Der Zenturio im Glanze seiner Paraderüstung macht gewaltig etwas her. Optisch und rhetorisch. Er ist zu Recht, so wirft sich die Touristeninformation Triers stolz in die Brust, der „Publikumsliebling der Erlebnisführungen“. Dargestellt von einem professionellen Schauspieler, der eine zahlende Gruppe in die Geheimnisse der Porta Nigra einweiht. War jeden Cent wert, loben die Touristen und geizen nicht mit Trinkgeld.

Ein Familienvater hat diese Tour nicht gebucht, scheucht seine Kinder aber dennoch vor den Mann im Römergewand. Cheese! Antike, die nächste! Ein knappes Nicken Richtung Römer, dann dirigiert er seine Familie zur Kasse. Dort diskutiert er umständlich, wie die vier möglichst preisgünstig Zutritt erhalten. Sein Argument, Dom und Kreuzgang seien doch auch umsonst gewesen, verfängt nicht. Mürrisch berappt der Mann seine Münzen. An den Kaiserthermen taucht das hochpreisig gewandete Quartett wieder auf. Am Einlass diskutiert der Mann erneut energisch. Seinen Seniorenpass habe er nicht dabei, das sei doch kein Problem? Wie bitte? Ungläubig blickt die Dame an der Kasse hoch. Der sportliche Kerl ist doch höchstens Anfang 50. Seine Frau schaut weg, so als ginge es sie nichts an, dass ihr Mann den autoritären Chef rauskehrt.

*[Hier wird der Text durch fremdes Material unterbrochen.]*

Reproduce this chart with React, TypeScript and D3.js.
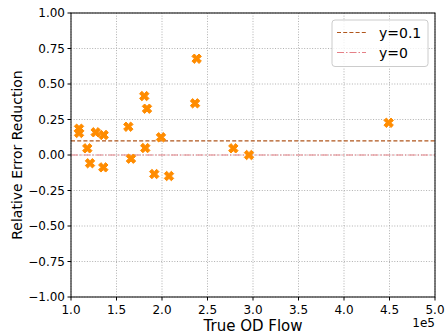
import React from "react";
import * as d3 from "d3";

const flowX: number[] = [1.088, 1.088, 1.271, 1.359, 1.179, 1.209, 1.355, 1.63, 1.805, 1.835, 1.659, 1.816, 1.989, 1.915, 2.077, 2.363, 2.381, 2.784, 2.956, 4.491];
const reductionY: number[] = [0.185, 0.155, 0.16, 0.141, 0.047, -0.058, -0.087, 0.199, 0.415, 0.326, -0.026, 0.049, 0.125, -0.134, -0.148, 0.364, 0.678, 0.047, 0.0, 0.227];
const xTicks: number[] = [1.0, 1.5, 2.0, 2.5, 3.0, 3.5, 4.0, 4.5, 5.0];
const yTicks: number[] = [-1, -0.75, -0.5, -0.25, 0, 0.25, 0.5, 0.75, 1];
const refLines = [
  { label: "y=0.1", value: 0.1, color: "#b0561c", dash: "4,2.2", opacity: 1 },
  { label: "y=0", value: 0, color: "#e06a72", dash: "7,2,1.5,2", opacity: 0.85 },
];

const W = 446, H = 335;
const L = 71, R = 435, T = 13, B = 297;
const FONT = "'DejaVu Sans', sans-serif";

function xMarker(s: number): string {
  const pts: [number, number][] = [[-1, -3], [-1, -1], [-3, -1], [-3, 1], [-1, 1], [-1, 3], [1, 3], [1, 1], [3, 1], [3, -1], [1, -1], [1, -3]];
  const c = Math.SQRT1_2;
  const rot = pts.map(([x, y]) => {
    const px = (x / 6) * s, py = (y / 6) * s;
    return [px * c - py * c, px * c + py * c];
  });
  return "M" + rot.map((p) => p[0].toFixed(2) + "," + p[1].toFixed(2)).join("L") + "Z";
}

export default function App() {
  const x = d3.scaleLinear().domain([1, 5]).range([L, R]);
  const y = d3.scaleLinear().domain([-1, 1]).range([B, T]);
  const fx = d3.format(".1f");
  const fy = d3.format(".2f");
  const marker = xMarker(10);
  return (
    <svg width={W} height={H} style={{ position: "absolute", left: 0, top: 0, background: "#fff" }} fontFamily={FONT}>
      <rect x={0} y={0} width={W} height={H} fill="#fff" />
      {xTicks.map((t) => (
        <line key={"gx" + t} x1={x(t)} x2={x(t)} y1={T} y2={B} stroke="#b0b0b0" strokeWidth={1} strokeDasharray="1,1.65" />
      ))}
      {yTicks.map((t) => (
        <line key={"gy" + t} x1={L} x2={R} y1={y(t)} y2={y(t)} stroke="#b0b0b0" strokeWidth={1} strokeDasharray="1,1.65" />
      ))}
      {refLines.map((r) => (
        <line key={r.label} x1={L} x2={R} y1={y(r.value)} y2={y(r.value)} stroke={r.color} strokeOpacity={r.opacity} strokeWidth={1.2} strokeDasharray={r.dash} />
      ))}
      {flowX.map((v, i) => (
        <path key={i} d={marker} transform={`translate(${x(v)},${y(reductionY[i])})`} fill="#ff8c00" stroke="#ff8c00" strokeWidth={1} />
      ))}
      <rect x={L} y={T} width={R - L} height={B - T} fill="none" stroke="#000" strokeWidth={1} />
      {xTicks.map((t) => (
        <g key={"tx" + t}>
          <line x1={x(t)} x2={x(t)} y1={B} y2={B + 3.5} stroke="#000" />
          <text x={x(t)} y={B + 16.5} fontSize={12} textAnchor="middle" fill="#000">{fx(t)}</text>
        </g>
      ))}
      {yTicks.map((t) => (
        <g key={"ty" + t}>
          <line x1={L - 3.5} x2={L} y1={y(t)} y2={y(t)} stroke="#000" />
          <text x={L - 6} y={y(t) + 4.3} fontSize={12} textAnchor="end" fill="#000">{fy(t)}</text>
        </g>
      ))}
      <text x={R} y={327} fontSize={12} textAnchor="end" fill="#000">1e5</text>
      <text x={(L + R) / 2} y={331} fontSize={15} textAnchor="middle" fill="#000">True OD Flow</text>
      <text transform={`translate(22,${(T + B) / 2}) rotate(-90)`} fontSize={14} textAnchor="middle" fill="#000">Relative Error Reduction</text>
      <g>
        <rect x={332} y={20} width={96} height={46.5} rx={3} fill="#fff" fillOpacity={0.8} stroke="#cccccc" strokeWidth={1} />
        {refLines.map((r, i) => (
          <g key={"lg" + r.label}>
            <line x1={337} x2={366} y1={32.5 + i * 20} y2={32.5 + i * 20} stroke={r.color} strokeOpacity={r.opacity} strokeWidth={1.2} strokeDasharray={r.dash} />
            <text x={379} y={37.5 + i * 20} fontSize={14} fill="#000">{r.label}</text>
          </g>
        ))}
      </g>
    </svg>
  );
}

Die Sehenswürdigkeiten von Deutschlands ältester Stadt sind fußläufig erreichbar, so trifft man sich als Tourist wieder. Jetzt: im Geburtshaus von Karl Marx. Der Eintritt ist fair, was den Mann dennoch feilschen und plumpe Scherze über kapitalistische Tickets reißen lässt. Vor dem Londoner Sessel des Klassenkämpfers erklärt er den Kindern: „Merkt euch das. Jeder Preis lässt sich drücken. So mache ich das auch mit meinen Zulieferern, die haben immer Spielraum!“ Befremdlich nicht nur für die zwei Studenten, die in einer asiatischen Sprache miteinander tuscheln und schnell Abstand zu der lauten Familie nehmen. Am Ende des Touri-Tages geht der Vierertrupp über den Parkplatz des Amphitheaters und steigt in einen Tesla, Model X. Altehrwürdig gegen neureich: Von nichts kommt nichts. Pecunia non olet. Salute!

In der Kolumne „Nine to five“ schreiben wöchentlich wechselnde Autoren mit einem Augenzwinkern über Kuriositäten im Arbeitsleben.